Ansia, disperazione, coazione a ripetere, anomia, senso del vuoto. Si sa, è la musica contemporanea.
Ci si sforza a trovarne il senso, primario o laterale, denotativo o connotativo. Ma è proprio questo il bello, la ricerca. Che meglio riesce se l´opera è meno chiusa, magari non definita nei rituali quattro quarti rock.
Questi due compositori, comunque diversi tra loro, hanno entrambi avuto l’abilità di creare dimensioni parallele dove lo spettatore/ascoltatore è libero di spaziare a piacimento.
Sono scricchiolii, scalpiti, screpiti quelli di Luigi Nono, compositore italiano estremamente impegnato anche politicamenente, fedele al metodo dodecafonico, che ha anche saputo condire con le ultime sperimentazioni elettroniche fino al 1990, anno della sua morte.
L’opera in questione ha l´impervio titolo: “La lontananza nostalgica utopica futura, madrigale per più caminantes” del 1989. Consiste in sei tracce di violino eseguite dal vivo, consecutivamente da più performers in sei posizioni diverse della sala, spostandosi di volta. Intanto i violini fraseggiano con persistenti suoni elettroacustici pre-registrati e selezionati al momento da un altro musicista, versione colta del Dj. Gli spettatori intanto sono anch’essi al centro della sala, sullo stesso piano dei musicisti, immersi nei suoni. Diverso il discorso per l’opera di La Monte Young. Leggendario sperimentatore, che negli anni ’60 a New York insieme a Marian Zazeela, Dan Flavin, Walter de Maria e nientemeno che Andy Warhol dette vita al movimento denominato dal New York Times Dia Generation. Celebri alcuni suoi esperimenti: negli anni ’80 perse un dito facendo detonare delle bombe in un concerto in pieno deserto americano.
Qui a Berlino viene eseguito “Abstract#1” da “Quadrilateral Phase Angle Traversals with Dream Light” lavoro recente per violoncello solo.
E’ un’opera sofferta, che trae la propria forza nella fluida ripetizione di due note basse in loop unita alle infinite, minime, ripetitive variazioni effettuate dall’esecutore, utilizzando tutte scale della stessa intonazione, metodo risalente alla musica medioevale.
Sulle prime l’opera è dura, e nemmeno originale. Le potenzialità della ripetizione Eric Satie e John Cage, da un pezzo che le hanno gia sperimentate, e bene. Chi la chiama ancora musica sperimentale ne capisce meno di chi ascolta Britney Spears.
Allo stesso tempo, però, è un fluire lento ed inesorabile, che rapisce e, anche grazie al lavoro sulle luci eseguito dal sodale di lungo corso Marian Zazeela, trascina, anche contro voglia, e trasforma.
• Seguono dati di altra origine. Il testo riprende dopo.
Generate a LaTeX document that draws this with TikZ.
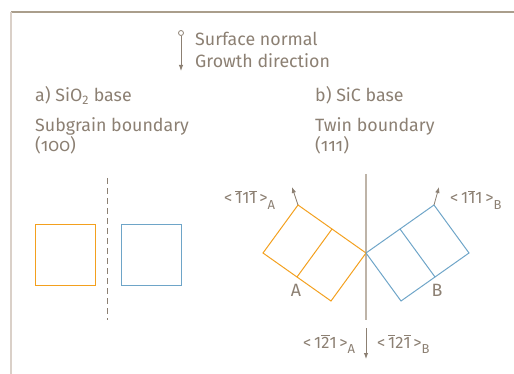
\documentclass[tikz,border=0pt]{standalone}
\usepackage{fontspec}
\setmainfont{Fira Sans}
\usepackage{xcolor}
\usepackage{tikz}
\usetikzlibrary{arrows.meta,positioning,calc}

\definecolor{txtgray}{RGB}{140,128,115}
\definecolor{topline}{RGB}{170,158,140}
\definecolor{sideline}{RGB}{218,208,200}
\definecolor{twinline}{RGB}{190,180,168}
\definecolor{grainA}{RGB}{243,160,30}
\definecolor{grainB}{RGB}{110,165,200}

\newcommand{\ovl}[1]{$\overline{\mbox{#1}}$}
\newcommand{\lblsub}[1]{\raisebox{-0.6ex}{\fontsize{13}{13}\selectfont #1}}
\newcommand{\onum}[1]{{\addfontfeatures{Numbers=OldStyle}#1}}

\begin{document}
\begin{tikzpicture}[
  x=1pt,y=-1pt,
  node distance=6pt,
  lbl/.style={font=\fontsize{17.8}{21}\selectfont,text=txtgray,inner sep=0pt,anchor=base west},
  dir/.style={font=\fontsize{16.5}{19}\selectfont,text=txtgray,inner sep=0pt,anchor=base west},
  frame/.style={line width=1.3pt},
  grain/.style={line width=1pt},
  arr/.style={-{Latex[length=6pt,width=4.5pt]},txtgray,line width=1pt}
]
  \useasboundingbox (0,0) rectangle (514,374);
  % frame
  \coordinate (corner) at (11,12);
  \draw[frame,topline] (corner) -- (514,12);
  \draw[frame,sideline] (corner) -- (11,374);

  % legend
  \node[circle,draw=txtgray,line width=0.8pt,inner sep=0pt,minimum size=5pt] (pin) at (181,33) {};
  \coordinate (pintip) at (181,71);
  \draw[arr] (pin) -- (pintip);
  \node[lbl] (surf) at (195,46) {Surface normal};
  \node[lbl] (grow) at (195,68) {Growth direction};

  % a) SiO2 base
  \node[lbl] (baseA) at (35,102) {a) SiO\textsubscript{2} base};
  \node[lbl] (sgb) at (35,132) {Subgrain boundary};
  \node[lbl] (sgbidx) at (35,152) {(\onum{100})};
  \coordinate (dashtop) at (107,178);
  \coordinate (dashbot) at (107,320);
  \draw[txtgray,line width=1pt,dash pattern=on 6pt off 4pt] (dashtop) -- (dashbot);
  \draw[grain,grainA] (35,225) rectangle (95,285);
  \draw[grain,grainB] (121,225) rectangle (181,285);

  % b) SiC base
  \node[lbl] (baseB) at (315,102) {b) SiC base};
  \node[lbl] (twb) at (315,132) {Twin boundary};
  \node[lbl] (twbidx) at (315,152) {(\onum{111})};
  \coordinate (twtop) at (366,174);
  \coordinate (twbot) at (366,320);
  \draw[twinline,line width=1.6pt] (twtop) -- (twbot);

  % grain A
  \coordinate (aL) at (263,253);
  \coordinate (aT) at (298,205);
  \coordinate (aR) at (366,253);
  \coordinate (aB) at (331,301);
  \draw[grain,grainA] (aL) -- (aT) -- (aR) -- (aB) -- cycle;
  \draw[grain,grainA] ($(aT)!0.5!(aR)$) -- ($(aL)!0.5!(aB)$);
  % grain B
  \coordinate (bL) at (366,253);
  \coordinate (bT) at (434,205);
  \coordinate (bR) at (469,253);
  \coordinate (bB) at (401,301);
  \draw[grain,grainB] (bL) -- (bT) -- (bR) -- (bB) -- cycle;
  \draw[grain,grainB] ($(bL)!0.5!(bT)$) -- ($(bB)!0.5!(bR)$);

  % surface normals
  \coordinate (nA) at (292,187);
  \coordinate (nB) at (439,187);
  \draw[arr,line width=0.8pt] (aT) -- (nA);
  \draw[arr,line width=0.8pt] (bT) -- (nB);
  \node[dir] (dirA) at (224,204) {<\,\ovl{1}1\ovl{1}\,>\lblsub{A}};
  \node[dir] (dirB) at (450,204) {<\,1\ovl{1}1\,>\lblsub{B}};
  \node[lbl,anchor=base] (labA) at (296,296) {A};
  \node[lbl,anchor=base] (labB) at (437,296) {B};

  % growth direction
  \coordinate (gtop) at (366,328);
  \coordinate (gtip) at (366,359);
  \draw[arr] (gtop) -- (gtip);
  \node[dir] (growA) at (303,348) {<\,1\ovl{2}1\,>\lblsub{A}};
  \node[dir] (growB) at (377,348) {<\,\ovl{1}2\ovl{1}\,>\lblsub{B}};
\end{tikzpicture}
\end{document}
La musica di La Monte Young ha in effetti una componente rituale che la lega in modo diretto con le esperienze Beat più vicine alla trance, ad esempio gli aiku di Allen Gilsberg. Musica sempre più impalpabile, il suono diventa punto nello spazio, una vibrazione, un solo inquietante tremolio, la cui fine non si percepisce; potrebbe addirittura non finire.
Un’ esperienza per più versi irripetibile. Il concerto faceva parte di Maertz Musica, “Festival für aktuelle musik” evento maiuscolo, con concerti, happening, installazioni legate alla musica contemporanea, con un cartellone diviso in due parti. Una, “Ives & Consequences” più legata alla musica contemporanea in senso stretto, di cui questo concerto faceva parte, l’altra “Sonic Arts Lounge” più tesa verso la sperimentazione elettronica, concerto di punta di quest’ultima sarà un omaggio a Erkki Kurenniemi, pioniere dell’elettronica, autore anche di molte musiche per le mitiche console Atari.